Consider the listing below. Extract exactly the lines from the line containing "Write the seaborn" to the line containing "ax = fig.add_axes([0, 0, 1, 1])", both included.

---------- Record excerpts

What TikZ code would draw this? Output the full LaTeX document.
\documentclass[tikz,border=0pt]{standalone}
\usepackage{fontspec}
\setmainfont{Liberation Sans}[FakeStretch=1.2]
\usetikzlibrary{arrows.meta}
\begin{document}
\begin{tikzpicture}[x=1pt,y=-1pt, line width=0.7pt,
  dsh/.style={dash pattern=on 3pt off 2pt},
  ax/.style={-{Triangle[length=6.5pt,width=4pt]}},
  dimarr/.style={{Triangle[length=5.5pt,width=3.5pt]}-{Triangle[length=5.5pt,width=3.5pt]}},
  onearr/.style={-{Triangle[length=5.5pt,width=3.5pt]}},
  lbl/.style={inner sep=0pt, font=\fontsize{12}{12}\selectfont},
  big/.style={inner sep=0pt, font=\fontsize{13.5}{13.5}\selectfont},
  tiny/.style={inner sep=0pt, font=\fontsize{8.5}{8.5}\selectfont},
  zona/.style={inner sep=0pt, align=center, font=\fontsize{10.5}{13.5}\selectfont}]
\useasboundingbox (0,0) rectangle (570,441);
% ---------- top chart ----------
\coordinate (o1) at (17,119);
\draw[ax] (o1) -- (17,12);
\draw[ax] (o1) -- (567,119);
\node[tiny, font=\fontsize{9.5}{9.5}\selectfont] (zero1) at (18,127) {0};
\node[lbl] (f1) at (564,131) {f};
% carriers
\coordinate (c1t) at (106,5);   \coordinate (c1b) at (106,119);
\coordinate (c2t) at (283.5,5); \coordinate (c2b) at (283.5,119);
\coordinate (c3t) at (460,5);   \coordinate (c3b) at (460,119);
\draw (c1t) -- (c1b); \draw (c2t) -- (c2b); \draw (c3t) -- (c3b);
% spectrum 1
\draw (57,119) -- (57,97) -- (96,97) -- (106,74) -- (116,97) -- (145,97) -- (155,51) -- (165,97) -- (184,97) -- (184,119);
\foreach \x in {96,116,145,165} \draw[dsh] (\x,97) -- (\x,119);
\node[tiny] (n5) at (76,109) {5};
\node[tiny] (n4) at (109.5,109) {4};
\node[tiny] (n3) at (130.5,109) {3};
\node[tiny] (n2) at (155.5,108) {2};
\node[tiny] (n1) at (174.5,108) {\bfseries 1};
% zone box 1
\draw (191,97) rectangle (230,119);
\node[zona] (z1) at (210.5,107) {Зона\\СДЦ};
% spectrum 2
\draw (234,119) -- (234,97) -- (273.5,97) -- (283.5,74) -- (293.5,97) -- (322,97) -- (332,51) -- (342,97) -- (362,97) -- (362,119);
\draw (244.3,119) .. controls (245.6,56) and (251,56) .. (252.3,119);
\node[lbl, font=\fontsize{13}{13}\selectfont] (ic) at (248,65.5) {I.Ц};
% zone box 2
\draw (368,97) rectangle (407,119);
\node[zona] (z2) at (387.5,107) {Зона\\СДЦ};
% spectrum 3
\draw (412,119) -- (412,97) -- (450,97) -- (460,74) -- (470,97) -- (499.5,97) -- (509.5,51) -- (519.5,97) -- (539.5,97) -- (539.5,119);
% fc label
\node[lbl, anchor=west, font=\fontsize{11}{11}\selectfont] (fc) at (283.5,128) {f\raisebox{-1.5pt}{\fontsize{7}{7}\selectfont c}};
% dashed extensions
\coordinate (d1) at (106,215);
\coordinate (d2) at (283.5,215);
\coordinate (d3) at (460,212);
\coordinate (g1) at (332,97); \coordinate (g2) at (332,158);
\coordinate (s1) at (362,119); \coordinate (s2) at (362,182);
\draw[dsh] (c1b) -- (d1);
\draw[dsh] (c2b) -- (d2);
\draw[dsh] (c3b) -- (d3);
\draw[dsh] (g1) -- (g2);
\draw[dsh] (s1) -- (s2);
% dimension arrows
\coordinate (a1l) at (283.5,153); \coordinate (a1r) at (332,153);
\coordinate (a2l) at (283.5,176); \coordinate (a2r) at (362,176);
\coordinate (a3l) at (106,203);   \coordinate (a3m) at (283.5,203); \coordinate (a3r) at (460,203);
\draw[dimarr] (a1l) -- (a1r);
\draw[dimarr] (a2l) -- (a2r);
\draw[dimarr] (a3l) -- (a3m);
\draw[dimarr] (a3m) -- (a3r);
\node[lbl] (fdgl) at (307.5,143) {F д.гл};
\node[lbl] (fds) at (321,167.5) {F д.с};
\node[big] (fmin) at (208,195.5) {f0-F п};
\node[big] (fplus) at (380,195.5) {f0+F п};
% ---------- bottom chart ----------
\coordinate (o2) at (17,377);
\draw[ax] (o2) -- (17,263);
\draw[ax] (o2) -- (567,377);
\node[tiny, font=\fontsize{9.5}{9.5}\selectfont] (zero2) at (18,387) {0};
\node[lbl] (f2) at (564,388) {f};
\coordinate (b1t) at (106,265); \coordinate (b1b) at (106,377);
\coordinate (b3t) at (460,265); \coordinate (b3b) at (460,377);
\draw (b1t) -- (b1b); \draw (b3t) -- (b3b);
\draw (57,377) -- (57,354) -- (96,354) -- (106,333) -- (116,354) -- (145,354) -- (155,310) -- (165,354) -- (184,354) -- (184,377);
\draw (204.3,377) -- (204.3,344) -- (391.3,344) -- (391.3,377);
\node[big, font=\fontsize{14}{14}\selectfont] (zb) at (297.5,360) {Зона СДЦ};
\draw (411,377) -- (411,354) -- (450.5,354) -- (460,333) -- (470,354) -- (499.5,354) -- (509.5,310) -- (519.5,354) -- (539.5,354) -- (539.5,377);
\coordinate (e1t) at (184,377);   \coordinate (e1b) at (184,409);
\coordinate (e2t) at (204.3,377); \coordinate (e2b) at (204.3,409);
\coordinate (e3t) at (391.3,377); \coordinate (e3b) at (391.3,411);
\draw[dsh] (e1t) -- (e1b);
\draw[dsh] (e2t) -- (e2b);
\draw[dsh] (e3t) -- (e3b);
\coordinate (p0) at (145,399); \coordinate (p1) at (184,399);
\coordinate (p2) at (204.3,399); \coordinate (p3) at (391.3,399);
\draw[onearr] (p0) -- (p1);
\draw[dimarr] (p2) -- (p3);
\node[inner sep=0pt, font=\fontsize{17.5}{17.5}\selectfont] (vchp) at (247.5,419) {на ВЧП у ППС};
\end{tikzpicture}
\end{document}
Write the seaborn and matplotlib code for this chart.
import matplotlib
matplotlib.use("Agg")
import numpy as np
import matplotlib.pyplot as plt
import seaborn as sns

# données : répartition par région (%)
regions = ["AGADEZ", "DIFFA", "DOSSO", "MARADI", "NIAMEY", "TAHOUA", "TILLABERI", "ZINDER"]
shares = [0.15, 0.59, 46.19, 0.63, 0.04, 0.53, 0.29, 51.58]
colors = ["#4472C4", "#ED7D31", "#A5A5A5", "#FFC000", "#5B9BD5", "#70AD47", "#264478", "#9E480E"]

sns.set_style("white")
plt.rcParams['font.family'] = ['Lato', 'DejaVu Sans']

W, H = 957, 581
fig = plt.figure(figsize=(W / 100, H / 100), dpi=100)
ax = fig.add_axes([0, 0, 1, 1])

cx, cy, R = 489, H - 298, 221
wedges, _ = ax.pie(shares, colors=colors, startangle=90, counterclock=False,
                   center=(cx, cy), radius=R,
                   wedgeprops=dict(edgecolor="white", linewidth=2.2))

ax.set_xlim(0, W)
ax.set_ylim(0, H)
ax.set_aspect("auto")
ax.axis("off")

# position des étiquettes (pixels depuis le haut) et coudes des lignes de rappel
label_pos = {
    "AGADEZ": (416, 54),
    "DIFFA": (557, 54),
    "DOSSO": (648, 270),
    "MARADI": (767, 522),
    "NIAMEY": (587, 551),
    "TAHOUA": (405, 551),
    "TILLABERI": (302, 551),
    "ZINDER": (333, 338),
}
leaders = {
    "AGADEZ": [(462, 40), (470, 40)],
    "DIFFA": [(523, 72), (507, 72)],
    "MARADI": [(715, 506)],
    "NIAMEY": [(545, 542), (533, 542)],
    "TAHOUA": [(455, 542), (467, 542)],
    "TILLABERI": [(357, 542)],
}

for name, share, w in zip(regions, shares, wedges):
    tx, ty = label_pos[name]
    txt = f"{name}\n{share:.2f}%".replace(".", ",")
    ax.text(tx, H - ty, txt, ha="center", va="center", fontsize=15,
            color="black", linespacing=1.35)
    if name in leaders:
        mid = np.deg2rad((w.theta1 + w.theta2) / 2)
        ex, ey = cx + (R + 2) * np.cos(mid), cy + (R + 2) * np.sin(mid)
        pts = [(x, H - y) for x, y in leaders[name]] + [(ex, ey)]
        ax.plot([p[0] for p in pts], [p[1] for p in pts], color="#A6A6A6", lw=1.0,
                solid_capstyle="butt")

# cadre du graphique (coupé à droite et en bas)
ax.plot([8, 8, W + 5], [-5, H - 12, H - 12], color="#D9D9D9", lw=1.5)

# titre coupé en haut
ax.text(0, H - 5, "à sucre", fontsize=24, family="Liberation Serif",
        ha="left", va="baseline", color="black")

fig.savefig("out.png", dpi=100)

--------------------
---------- Record excerpts

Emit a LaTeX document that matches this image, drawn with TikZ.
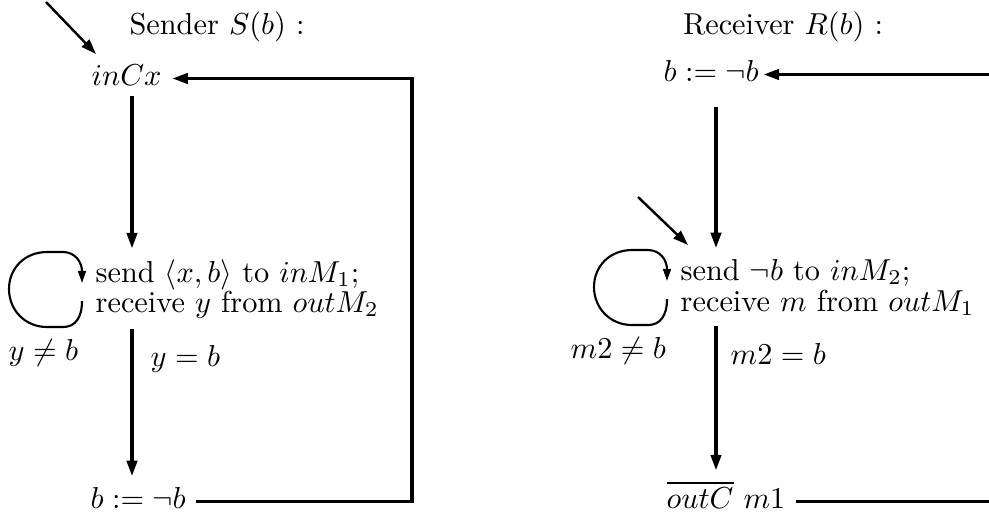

--------------------
---------- Record excerpts

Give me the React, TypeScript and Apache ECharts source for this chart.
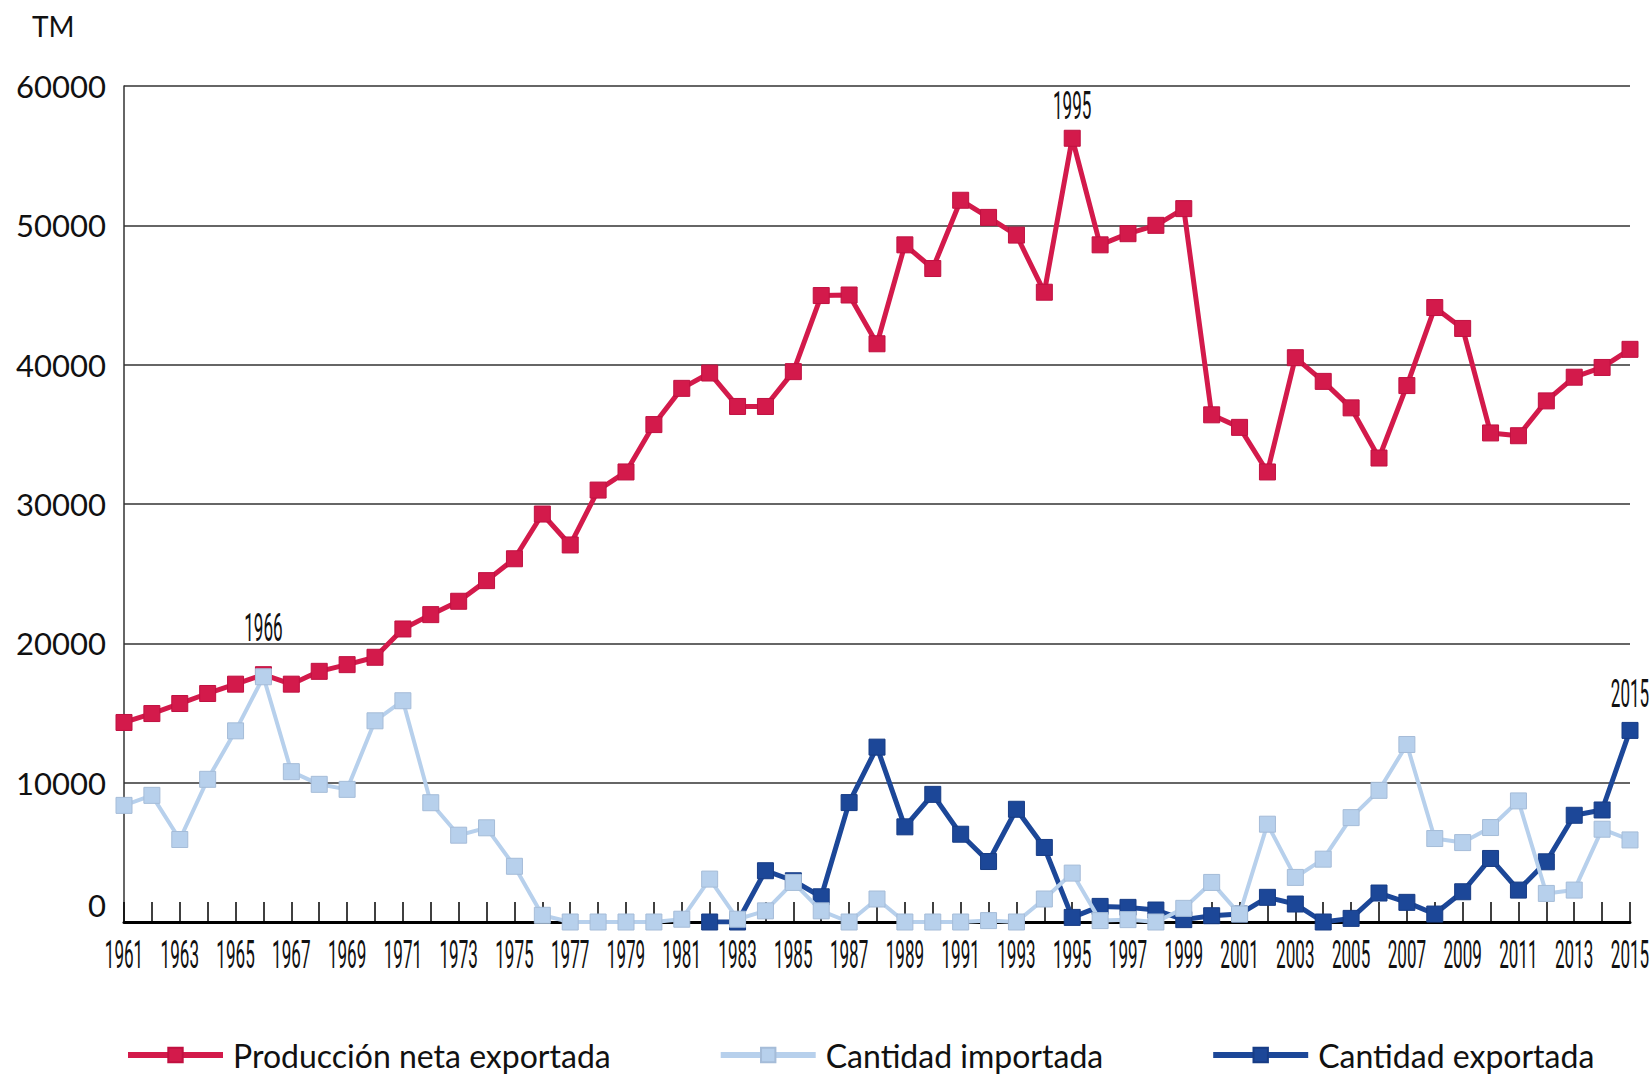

--------------------

| Solved exercise |
Write the seaborn and matplotlib code for this chart.
import matplotlib
matplotlib.use("Agg")
import numpy as np
import matplotlib.pyplot as plt
import seaborn as sns

# données : répartition par région (%)
regions = ["AGADEZ", "DIFFA", "DOSSO", "MARADI", "NIAMEY", "TAHOUA", "TILLABERI", "ZINDER"]
shares = [0.15, 0.59, 46.19, 0.63, 0.04, 0.53, 0.29, 51.58]
colors = ["#4472C4", "#ED7D31", "#A5A5A5", "#FFC000", "#5B9BD5", "#70AD47", "#264478", "#9E480E"]

sns.set_style("white")
plt.rcParams['font.family'] = ['Lato', 'DejaVu Sans']

W, H = 957, 581
fig = plt.figure(figsize=(W / 100, H / 100), dpi=100)
ax = fig.add_axes([0, 0, 1, 1])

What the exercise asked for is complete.